• [Exercise requirements]: Give every line back verbatim, dropping all images.

[Data items]
- - - -

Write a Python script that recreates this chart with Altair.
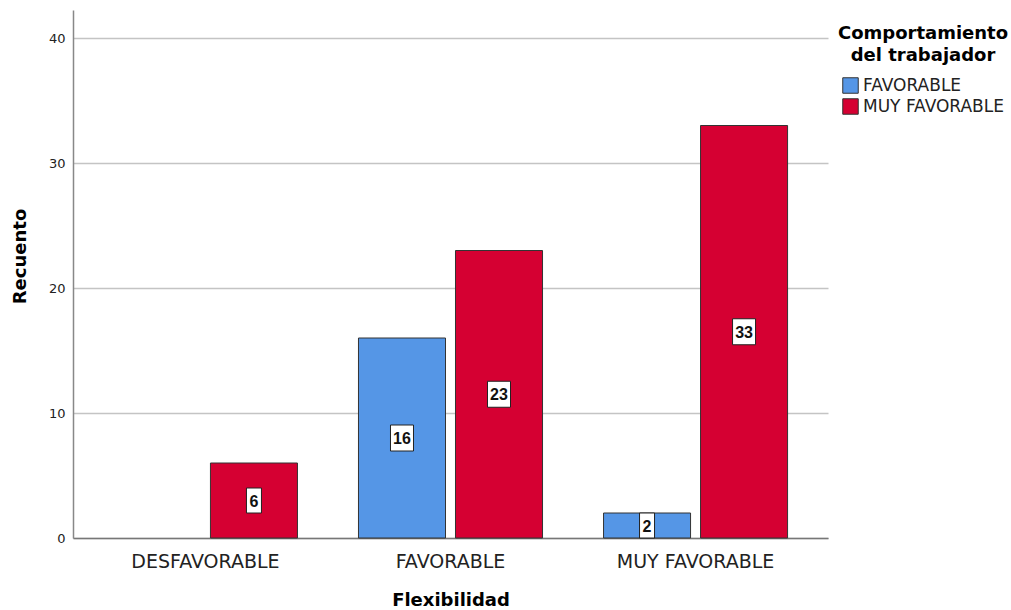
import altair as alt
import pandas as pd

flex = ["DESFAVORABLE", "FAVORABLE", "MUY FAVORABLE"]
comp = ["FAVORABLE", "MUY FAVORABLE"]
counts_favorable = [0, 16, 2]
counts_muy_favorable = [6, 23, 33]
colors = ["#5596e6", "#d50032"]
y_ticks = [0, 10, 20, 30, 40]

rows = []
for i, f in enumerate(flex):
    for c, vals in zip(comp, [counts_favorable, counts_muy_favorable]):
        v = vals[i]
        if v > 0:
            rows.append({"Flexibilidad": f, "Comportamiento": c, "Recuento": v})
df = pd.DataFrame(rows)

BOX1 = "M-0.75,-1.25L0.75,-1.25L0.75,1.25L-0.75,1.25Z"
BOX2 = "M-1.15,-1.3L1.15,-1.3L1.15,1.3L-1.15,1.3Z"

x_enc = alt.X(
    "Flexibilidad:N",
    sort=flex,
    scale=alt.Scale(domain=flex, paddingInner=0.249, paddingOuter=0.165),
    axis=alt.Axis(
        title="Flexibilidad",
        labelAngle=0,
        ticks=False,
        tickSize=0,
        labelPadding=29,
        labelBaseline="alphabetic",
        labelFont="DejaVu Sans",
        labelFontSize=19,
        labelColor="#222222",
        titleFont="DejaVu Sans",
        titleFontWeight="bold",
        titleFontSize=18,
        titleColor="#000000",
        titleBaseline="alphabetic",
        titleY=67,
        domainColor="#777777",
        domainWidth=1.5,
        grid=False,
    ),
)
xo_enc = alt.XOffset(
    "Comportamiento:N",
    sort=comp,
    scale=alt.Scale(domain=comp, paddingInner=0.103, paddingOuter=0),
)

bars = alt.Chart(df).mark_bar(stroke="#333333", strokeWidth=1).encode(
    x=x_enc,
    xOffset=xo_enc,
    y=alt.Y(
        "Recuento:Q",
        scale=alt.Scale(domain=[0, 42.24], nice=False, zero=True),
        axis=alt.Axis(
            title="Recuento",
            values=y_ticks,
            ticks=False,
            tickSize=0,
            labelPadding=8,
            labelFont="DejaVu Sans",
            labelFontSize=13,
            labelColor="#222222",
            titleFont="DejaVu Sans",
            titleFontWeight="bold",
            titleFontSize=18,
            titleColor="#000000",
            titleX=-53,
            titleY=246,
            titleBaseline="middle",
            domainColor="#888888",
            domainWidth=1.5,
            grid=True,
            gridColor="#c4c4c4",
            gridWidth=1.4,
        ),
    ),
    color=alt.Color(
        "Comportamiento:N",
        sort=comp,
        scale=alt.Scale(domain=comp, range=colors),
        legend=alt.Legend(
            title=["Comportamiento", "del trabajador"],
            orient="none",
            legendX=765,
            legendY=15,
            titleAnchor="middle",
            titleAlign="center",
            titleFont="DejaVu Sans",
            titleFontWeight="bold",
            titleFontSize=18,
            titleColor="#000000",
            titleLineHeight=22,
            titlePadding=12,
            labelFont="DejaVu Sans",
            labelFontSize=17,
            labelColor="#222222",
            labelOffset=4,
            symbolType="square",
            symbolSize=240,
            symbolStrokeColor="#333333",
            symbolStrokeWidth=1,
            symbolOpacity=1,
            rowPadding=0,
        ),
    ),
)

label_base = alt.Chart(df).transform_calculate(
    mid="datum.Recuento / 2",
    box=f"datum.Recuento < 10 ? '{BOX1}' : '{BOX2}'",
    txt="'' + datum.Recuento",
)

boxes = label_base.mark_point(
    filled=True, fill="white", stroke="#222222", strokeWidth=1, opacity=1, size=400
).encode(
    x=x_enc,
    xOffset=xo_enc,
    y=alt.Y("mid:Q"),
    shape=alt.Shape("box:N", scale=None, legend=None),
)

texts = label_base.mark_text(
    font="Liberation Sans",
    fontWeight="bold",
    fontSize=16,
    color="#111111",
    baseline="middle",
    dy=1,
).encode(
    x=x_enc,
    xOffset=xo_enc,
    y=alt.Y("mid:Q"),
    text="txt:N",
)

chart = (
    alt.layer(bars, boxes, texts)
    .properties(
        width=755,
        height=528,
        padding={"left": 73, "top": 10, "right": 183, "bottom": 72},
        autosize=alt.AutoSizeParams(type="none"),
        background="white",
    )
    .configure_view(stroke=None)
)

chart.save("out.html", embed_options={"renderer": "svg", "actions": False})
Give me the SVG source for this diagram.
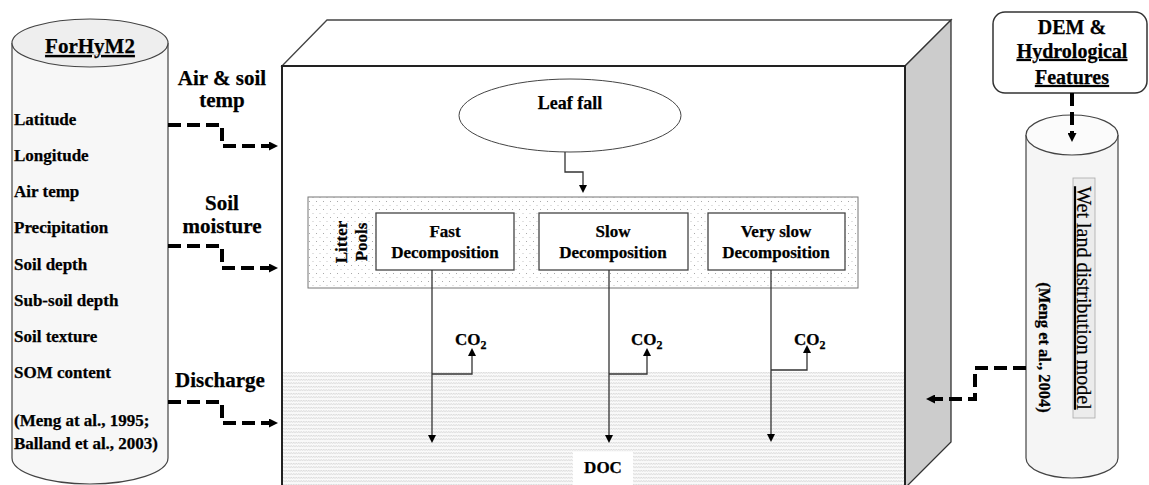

- - - -

• [Written response]:
Write a Python script that recreates this chart with Altair.
import altair as alt
import pandas as pd

flex = ["DESFAVORABLE", "FAVORABLE", "MUY FAVORABLE"]
comp = ["FAVORABLE", "MUY FAVORABLE"]
counts_favorable = [0, 16, 2]
counts_muy_favorable = [6, 23, 33]
colors = ["#5596e6", "#d50032"]
y_ticks = [0, 10, 20, 30, 40]

rows = []
for i, f in enumerate(flex):
    for c, vals in zip(comp, [counts_favorable, counts_muy_favorable]):
        v = vals[i]
        if v > 0:
            rows.append({"Flexibilidad": f, "Comportamiento": c, "Recuento": v})
df = pd.DataFrame(rows)

BOX1 = "M-0.75,-1.25L0.75,-1.25L0.75,1.25L-0.75,1.25Z"
BOX2 = "M-1.15,-1.3L1.15,-1.3L1.15,1.3L-1.15,1.3Z"

x_enc = alt.X(
    "Flexibilidad:N",
    sort=flex,
    scale=alt.Scale(domain=flex, paddingInner=0.249, paddingOuter=0.165),
    axis=alt.Axis(
        title="Flexibilidad",
        labelAngle=0,
        ticks=False,
        tickSize=0,
        labelPadding=29,
        labelBaseline="alphabetic",
        labelFont="DejaVu Sans",
        labelFontSize=19,
        labelColor="#222222",
        titleFont="DejaVu Sans",
        titleFontWeight="bold",
        titleFontSize=18,
        titleColor="#000000",
        titleBaseline="alphabetic",
        titleY=67,
        domainColor="#777777",
        domainWidth=1.5,
        grid=False,
    ),
)
xo_enc = alt.XOffset(
    "Comportamiento:N",
    sort=comp,
    scale=alt.Scale(domain=comp, paddingInner=0.103, paddingOuter=0),
)

bars = alt.Chart(df).mark_bar(stroke="#333333", strokeWidth=1).encode(
    x=x_enc,
    xOffset=xo_enc,
    y=alt.Y(
        "Recuento:Q",
        scale=alt.Scale(domain=[0, 42.24], nice=False, zero=True),
        axis=alt.Axis(
            title="Recuento",
            values=y_ticks,
            ticks=False,
            tickSize=0,
            labelPadding=8,
            labelFont="DejaVu Sans",
            labelFontSize=13,
            labelColor="#222222",
            titleFont="DejaVu Sans",
            titleFontWeight="bold",
            titleFontSize=18,
            titleColor="#000000",
            titleX=-53,
            titleY=246,
            titleBaseline="middle",
            domainColor="#888888",
            domainWidth=1.5,
            grid=True,
            gridColor="#c4c4c4",
            gridWidth=1.4,
        ),
    ),
    color=alt.Color(
        "Comportamiento:N",
        sort=comp,
        scale=alt.Scale(domain=comp, range=colors),
        legend=alt.Legend(
            title=["Comportamiento", "del trabajador"],
            orient="none",
            legendX=765,
            legendY=15,
            titleAnchor="middle",
            titleAlign="center",
            titleFont="DejaVu Sans",
            titleFontWeight="bold",
            titleFontSize=18,
            titleColor="#000000",
            titleLineHeight=22,
            titlePadding=12,
            labelFont="DejaVu Sans",
            labelFontSize=17,
            labelColor="#222222",
            labelOffset=4,
            symbolType="square",
            symbolSize=240,
            symbolStrokeColor="#333333",
            symbolStrokeWidth=1,
            symbolOpacity=1,
            rowPadding=0,
        ),
    ),
)

label_base = alt.Chart(df).transform_calculate(
    mid="datum.Recuento / 2",
    box=f"datum.Recuento < 10 ? '{BOX1}' : '{BOX2}'",
    txt="'' + datum.Recuento",
)

boxes = label_base.mark_point(
    filled=True, fill="white", stroke="#222222", strokeWidth=1, opacity=1, size=400
).encode(
    x=x_enc,
    xOffset=xo_enc,
    y=alt.Y("mid:Q"),
    shape=alt.Shape("box:N", scale=None, legend=None),
)

texts = label_base.mark_text(
    font="Liberation Sans",
    fontWeight="bold",
    fontSize=16,
    color="#111111",
    baseline="middle",
    dy=1,
).encode(
    x=x_enc,
    xOffset=xo_enc,
    y=alt.Y("mid:Q"),
    text="txt:N",
)

chart = (
    alt.layer(bars, boxes, texts)
    .properties(
        width=755,
        height=528,
        padding={"left": 73, "top": 10, "right": 183, "bottom": 72},
        autosize=alt.AutoSizeParams(type="none"),
        background="white",
    )
    .configure_view(stroke=None)
)

chart.save("out.html", embed_options={"renderer": "svg", "actions": False})
Give me the SVG source for this diagram.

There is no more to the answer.